UFC 316 report: Is Merab Dvalishvili already the bantamweight GOAT?

UFC 316 report: Is Merab Dvalishvili already the bantamweight GOAT?

UFC 316 is in the books, and we have one new champion and one champion making a claim for all-time greatness.

On Saturday in Newark, N.J., Merab Dvalishvili successfully defended his men’s bantamweight title at UFC 316, submitting Sean O’Malley in their rematch in the main event. Now with two title defenses to his name, Dvalishvili is rapidly rising in the ranks of all-time great status, but just how far along is he?

Plus, earlier in the evening, Kayla Harrison added more hardware to her legendary trophy case, claiming the women’s bantamweight title with a second-round submission of Julianna Peña and setting up a superfight with Amanda Nunes.

So, with plenty to talk about coming off the latest pay-per-view entry, MMA Fighting once again gathered the brain trust to break down the big topics coming off of UFC 316.

1. What is your blurb review of UFC 316?

Martin: Better than anyone expected. There were a lot of groans and moans about the UFC 316 lineup, but the fights mostly played out with some great drama, and even though the main and co-main event ended as most expected, the way everything unfolded was still thrilling.

Lee: The top two fights delivered with two legitimate all-time greats putting on statement-making performances, some dark horse contenders stepped up, and a few bright prospects made an impact. Overall, a tidy night at the office for the UFC and a fine appetizer for the more star-studded June 28 pay-per-view.

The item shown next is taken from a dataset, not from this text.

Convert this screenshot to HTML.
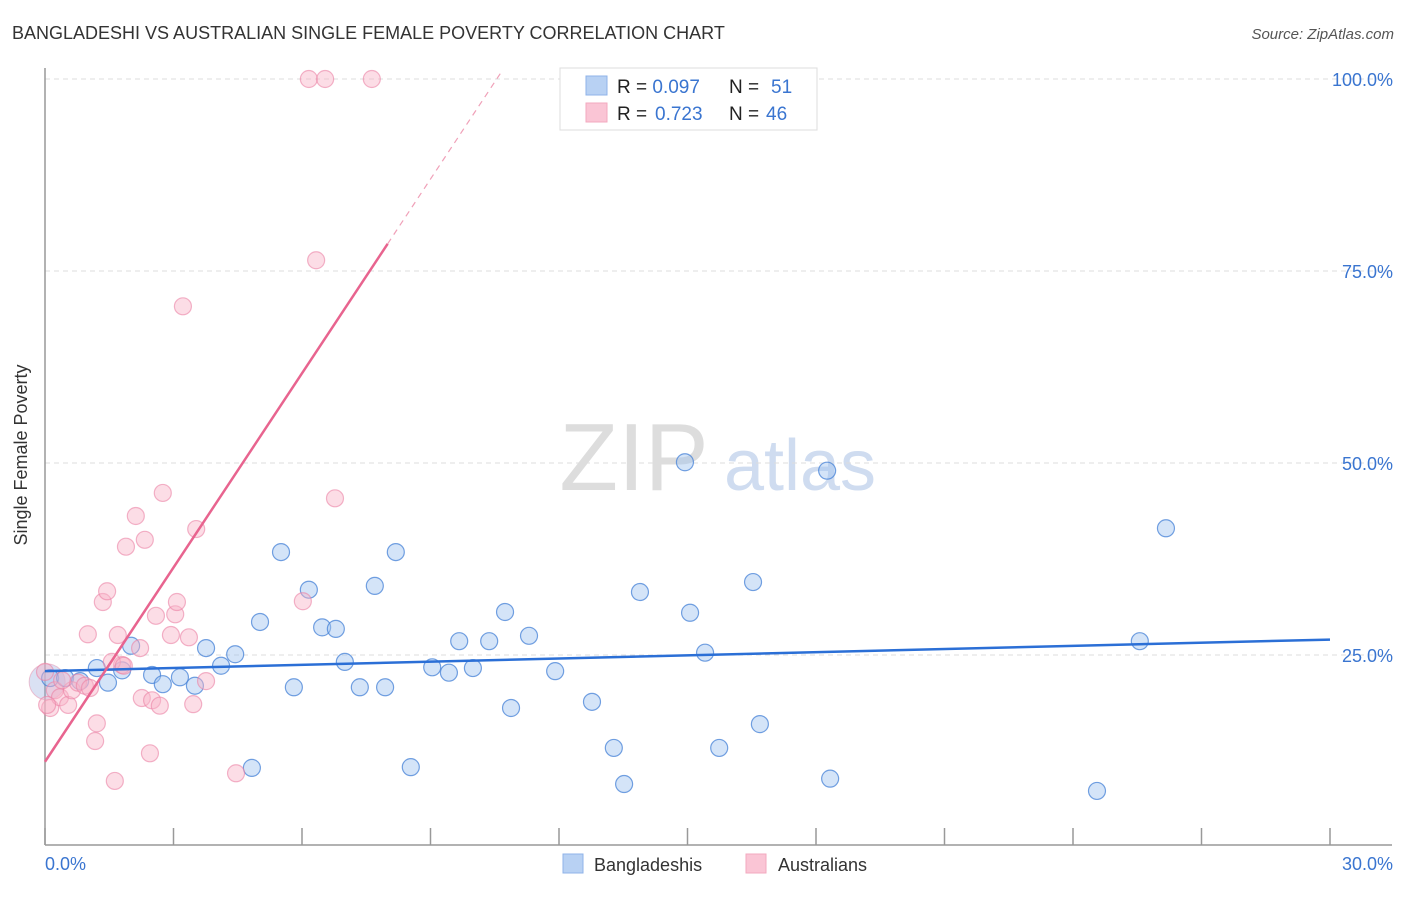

Heck: One of the better cards of the year, overall. Four out of the five main card fights delivered at least a little bit of a storyline, Kayla Harrison put herself in one of the biggest fights the UFC can make right now, and Merab Dvalishvili is simply a demon.

Meshew: Surprisingly fun! Sure, the main event was still one of the most undeserving title fights in modern history, but the outcome was fun (a rarity for Dvalishvili), and the rest of the card was equally filled with meaningful, memorable performances. Rock solid offering from the UFC.

2. Is Merab Dvalishvili the bantamweight GOAT already?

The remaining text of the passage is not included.